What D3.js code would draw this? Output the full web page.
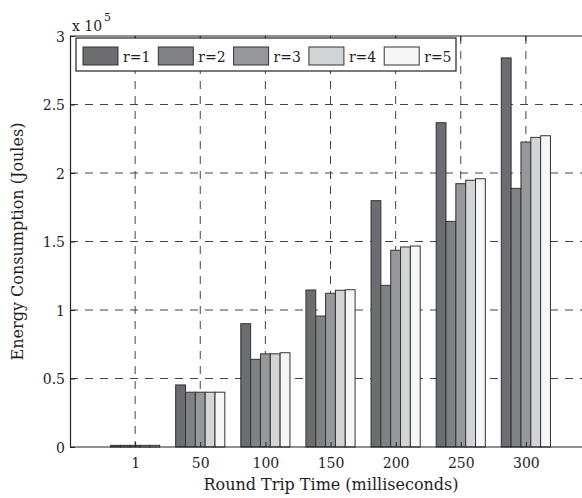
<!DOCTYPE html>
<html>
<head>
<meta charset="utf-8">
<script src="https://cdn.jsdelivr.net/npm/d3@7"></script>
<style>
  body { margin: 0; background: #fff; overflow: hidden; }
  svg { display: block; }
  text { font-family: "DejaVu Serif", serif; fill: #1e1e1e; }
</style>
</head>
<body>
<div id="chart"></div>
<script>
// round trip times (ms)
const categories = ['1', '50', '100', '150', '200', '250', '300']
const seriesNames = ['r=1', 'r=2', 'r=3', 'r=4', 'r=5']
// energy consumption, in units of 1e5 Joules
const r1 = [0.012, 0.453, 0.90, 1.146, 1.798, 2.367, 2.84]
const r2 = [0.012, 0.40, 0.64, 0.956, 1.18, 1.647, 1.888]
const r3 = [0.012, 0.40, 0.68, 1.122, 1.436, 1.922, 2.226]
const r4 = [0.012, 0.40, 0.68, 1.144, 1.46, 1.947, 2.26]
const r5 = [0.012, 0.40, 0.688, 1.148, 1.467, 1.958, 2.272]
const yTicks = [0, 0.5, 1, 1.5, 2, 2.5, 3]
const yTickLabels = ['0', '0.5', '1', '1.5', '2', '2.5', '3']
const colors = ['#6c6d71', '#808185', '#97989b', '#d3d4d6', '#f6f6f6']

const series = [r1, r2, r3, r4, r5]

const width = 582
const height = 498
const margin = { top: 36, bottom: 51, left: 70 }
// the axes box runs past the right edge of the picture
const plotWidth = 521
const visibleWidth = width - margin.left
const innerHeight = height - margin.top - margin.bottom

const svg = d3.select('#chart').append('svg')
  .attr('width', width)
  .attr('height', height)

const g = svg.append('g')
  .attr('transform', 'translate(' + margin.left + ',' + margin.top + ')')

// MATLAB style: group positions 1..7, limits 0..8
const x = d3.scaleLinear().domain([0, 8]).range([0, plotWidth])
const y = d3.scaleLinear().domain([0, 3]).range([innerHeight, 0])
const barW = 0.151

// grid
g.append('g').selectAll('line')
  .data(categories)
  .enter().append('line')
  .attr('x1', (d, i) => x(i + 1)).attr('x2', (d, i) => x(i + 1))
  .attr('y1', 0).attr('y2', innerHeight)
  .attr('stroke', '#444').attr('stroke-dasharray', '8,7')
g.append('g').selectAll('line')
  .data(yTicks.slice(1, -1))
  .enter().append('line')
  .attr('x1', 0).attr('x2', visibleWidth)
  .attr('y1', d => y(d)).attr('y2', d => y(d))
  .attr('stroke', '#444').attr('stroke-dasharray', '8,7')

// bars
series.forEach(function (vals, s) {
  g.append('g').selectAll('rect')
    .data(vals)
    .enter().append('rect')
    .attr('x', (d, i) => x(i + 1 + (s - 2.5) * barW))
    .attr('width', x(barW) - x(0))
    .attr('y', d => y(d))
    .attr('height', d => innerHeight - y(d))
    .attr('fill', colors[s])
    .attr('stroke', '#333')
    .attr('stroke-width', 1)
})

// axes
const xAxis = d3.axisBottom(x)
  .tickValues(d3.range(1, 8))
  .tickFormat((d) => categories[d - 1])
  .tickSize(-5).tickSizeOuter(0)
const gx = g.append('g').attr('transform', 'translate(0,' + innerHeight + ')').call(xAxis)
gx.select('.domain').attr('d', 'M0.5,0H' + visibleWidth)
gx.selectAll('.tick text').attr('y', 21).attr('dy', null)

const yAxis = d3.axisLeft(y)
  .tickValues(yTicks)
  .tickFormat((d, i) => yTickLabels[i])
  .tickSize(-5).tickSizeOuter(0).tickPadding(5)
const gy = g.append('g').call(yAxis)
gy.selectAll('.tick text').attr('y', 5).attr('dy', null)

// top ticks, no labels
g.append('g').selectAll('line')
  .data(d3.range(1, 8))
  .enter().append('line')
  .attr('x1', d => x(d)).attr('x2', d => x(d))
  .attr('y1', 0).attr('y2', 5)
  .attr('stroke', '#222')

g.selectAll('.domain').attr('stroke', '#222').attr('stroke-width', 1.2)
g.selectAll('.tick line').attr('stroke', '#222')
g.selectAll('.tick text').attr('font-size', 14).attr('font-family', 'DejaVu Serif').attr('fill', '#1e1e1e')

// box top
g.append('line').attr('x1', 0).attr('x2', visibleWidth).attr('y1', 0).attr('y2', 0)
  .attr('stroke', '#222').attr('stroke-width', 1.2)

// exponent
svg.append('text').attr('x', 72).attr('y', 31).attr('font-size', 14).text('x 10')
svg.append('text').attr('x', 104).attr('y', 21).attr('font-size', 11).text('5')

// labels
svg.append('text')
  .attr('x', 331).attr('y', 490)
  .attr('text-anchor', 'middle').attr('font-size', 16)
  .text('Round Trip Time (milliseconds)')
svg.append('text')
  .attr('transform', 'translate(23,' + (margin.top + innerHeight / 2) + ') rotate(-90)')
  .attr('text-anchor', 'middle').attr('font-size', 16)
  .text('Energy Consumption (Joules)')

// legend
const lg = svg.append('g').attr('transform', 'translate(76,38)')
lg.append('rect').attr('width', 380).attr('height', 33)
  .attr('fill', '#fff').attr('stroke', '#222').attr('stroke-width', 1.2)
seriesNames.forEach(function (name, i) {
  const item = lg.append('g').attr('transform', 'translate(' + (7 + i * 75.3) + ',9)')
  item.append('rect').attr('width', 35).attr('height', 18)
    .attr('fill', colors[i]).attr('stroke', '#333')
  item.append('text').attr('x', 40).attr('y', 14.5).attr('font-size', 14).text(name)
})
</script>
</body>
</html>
-.-.-
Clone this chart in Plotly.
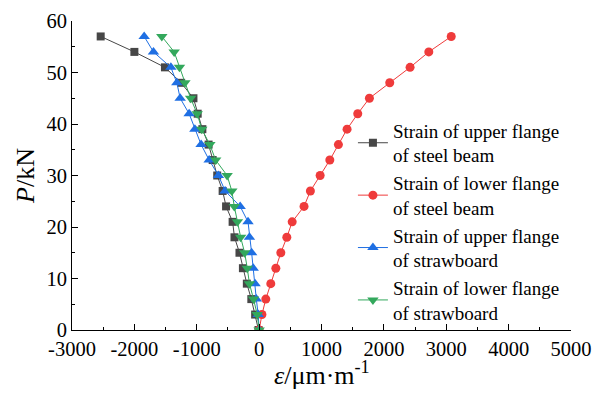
-.-.-
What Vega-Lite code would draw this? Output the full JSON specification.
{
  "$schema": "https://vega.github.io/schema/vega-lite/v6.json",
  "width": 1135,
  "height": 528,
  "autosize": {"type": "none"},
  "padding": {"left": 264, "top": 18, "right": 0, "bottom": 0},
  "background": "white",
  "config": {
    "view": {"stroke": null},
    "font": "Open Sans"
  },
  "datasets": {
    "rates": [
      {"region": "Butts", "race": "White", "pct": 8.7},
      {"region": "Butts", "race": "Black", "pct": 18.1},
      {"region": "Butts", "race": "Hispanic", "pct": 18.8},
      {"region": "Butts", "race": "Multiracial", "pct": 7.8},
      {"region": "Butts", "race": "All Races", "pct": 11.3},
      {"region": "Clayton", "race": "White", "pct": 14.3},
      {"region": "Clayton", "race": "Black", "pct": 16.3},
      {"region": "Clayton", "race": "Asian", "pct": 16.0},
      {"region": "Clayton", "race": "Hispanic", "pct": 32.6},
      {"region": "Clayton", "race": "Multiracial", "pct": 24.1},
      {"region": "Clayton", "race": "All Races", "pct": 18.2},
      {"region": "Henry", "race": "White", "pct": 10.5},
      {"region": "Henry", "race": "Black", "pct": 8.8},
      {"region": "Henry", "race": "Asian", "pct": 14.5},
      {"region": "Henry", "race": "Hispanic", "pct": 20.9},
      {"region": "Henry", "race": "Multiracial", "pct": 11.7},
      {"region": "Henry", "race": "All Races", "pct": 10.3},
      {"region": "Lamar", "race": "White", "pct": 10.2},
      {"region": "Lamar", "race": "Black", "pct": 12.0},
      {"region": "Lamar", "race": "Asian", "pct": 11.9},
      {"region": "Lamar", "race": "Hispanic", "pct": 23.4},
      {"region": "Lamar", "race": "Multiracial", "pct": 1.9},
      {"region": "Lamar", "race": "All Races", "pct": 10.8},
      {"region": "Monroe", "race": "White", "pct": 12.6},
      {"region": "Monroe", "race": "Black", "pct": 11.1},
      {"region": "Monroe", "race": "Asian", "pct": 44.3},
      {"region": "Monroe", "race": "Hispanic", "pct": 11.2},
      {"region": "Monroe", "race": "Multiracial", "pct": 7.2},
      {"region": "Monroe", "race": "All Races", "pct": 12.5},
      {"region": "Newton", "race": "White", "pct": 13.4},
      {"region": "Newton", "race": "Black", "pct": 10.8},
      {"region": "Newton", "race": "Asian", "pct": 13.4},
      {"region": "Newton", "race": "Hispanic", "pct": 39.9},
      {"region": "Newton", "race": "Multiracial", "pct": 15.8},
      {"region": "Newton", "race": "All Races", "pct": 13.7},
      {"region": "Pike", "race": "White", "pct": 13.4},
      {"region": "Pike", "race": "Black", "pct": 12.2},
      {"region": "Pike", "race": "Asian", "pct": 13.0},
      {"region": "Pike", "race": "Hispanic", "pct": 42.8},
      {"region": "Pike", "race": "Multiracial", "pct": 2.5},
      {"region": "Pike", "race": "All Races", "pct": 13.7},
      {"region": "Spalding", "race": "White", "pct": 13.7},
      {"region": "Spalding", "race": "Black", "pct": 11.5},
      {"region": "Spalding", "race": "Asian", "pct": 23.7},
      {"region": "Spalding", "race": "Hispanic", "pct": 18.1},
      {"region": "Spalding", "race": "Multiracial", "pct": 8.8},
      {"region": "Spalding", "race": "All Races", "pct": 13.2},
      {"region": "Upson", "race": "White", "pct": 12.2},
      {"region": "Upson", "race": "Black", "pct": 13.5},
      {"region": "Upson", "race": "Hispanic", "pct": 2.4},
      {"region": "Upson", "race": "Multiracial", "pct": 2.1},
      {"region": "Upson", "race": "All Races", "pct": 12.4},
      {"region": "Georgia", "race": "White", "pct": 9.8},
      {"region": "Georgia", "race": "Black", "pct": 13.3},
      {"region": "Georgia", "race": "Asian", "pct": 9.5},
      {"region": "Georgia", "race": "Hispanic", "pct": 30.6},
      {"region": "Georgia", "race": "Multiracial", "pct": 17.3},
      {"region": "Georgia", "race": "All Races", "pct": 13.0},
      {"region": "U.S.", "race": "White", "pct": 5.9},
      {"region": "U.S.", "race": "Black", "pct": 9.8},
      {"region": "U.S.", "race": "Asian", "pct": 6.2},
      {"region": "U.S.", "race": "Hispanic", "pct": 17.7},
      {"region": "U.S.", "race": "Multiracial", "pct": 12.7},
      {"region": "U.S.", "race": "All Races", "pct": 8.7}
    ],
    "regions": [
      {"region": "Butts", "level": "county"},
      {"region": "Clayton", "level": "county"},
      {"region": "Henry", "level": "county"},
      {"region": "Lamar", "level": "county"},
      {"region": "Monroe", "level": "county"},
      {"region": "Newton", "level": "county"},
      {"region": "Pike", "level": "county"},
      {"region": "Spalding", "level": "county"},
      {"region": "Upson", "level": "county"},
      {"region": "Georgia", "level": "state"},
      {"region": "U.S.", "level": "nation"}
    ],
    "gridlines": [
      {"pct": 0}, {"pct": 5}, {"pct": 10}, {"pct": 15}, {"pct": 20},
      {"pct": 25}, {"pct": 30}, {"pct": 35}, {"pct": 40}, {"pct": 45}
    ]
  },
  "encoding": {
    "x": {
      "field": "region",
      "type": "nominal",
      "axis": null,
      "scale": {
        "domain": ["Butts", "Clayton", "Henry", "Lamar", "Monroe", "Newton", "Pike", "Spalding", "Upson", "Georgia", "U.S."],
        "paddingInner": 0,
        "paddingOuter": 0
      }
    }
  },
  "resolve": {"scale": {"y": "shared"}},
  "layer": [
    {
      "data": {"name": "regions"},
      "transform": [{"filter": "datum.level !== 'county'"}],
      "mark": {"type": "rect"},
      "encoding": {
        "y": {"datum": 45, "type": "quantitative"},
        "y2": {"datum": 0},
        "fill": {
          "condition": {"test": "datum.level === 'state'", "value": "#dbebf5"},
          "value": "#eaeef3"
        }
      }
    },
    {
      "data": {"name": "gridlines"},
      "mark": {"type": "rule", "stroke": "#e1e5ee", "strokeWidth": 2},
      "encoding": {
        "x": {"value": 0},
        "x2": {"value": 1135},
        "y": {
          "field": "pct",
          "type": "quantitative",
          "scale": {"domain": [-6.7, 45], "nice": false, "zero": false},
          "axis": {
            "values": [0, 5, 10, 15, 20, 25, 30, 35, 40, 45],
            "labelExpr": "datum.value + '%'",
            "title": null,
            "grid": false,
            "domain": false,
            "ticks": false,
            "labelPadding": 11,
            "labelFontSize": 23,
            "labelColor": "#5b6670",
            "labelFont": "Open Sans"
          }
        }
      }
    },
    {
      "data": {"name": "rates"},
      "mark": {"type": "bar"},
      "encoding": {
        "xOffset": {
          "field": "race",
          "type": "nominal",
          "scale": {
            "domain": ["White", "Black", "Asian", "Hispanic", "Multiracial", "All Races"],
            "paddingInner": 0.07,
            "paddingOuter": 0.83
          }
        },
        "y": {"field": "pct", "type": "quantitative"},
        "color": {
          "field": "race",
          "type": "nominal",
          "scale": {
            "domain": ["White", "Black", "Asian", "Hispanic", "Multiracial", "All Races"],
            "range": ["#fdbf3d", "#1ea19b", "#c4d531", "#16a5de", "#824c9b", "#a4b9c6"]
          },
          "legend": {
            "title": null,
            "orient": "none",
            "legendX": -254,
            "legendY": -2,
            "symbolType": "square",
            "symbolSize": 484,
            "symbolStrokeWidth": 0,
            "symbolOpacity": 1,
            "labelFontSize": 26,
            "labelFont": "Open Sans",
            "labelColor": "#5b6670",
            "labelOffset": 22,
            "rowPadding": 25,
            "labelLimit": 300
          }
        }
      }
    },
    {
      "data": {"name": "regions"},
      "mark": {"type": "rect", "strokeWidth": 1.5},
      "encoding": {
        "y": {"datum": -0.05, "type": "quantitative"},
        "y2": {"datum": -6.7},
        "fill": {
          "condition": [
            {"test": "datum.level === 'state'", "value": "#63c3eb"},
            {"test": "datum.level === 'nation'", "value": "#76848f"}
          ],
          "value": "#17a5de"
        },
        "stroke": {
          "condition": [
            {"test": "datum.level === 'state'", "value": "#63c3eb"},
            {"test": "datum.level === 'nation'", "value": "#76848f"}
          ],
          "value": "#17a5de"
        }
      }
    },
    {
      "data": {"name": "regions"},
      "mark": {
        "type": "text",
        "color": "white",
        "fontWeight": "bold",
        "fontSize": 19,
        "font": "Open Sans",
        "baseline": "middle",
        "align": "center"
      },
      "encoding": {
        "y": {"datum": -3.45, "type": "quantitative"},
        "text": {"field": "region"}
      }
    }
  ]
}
-.-.-
◆ REQUIRED TASK:
How many of the listing's lines contain "would"? Respond with a single number and nothing else.

◆ SOLUTION FOR THIS PROBLEM:
2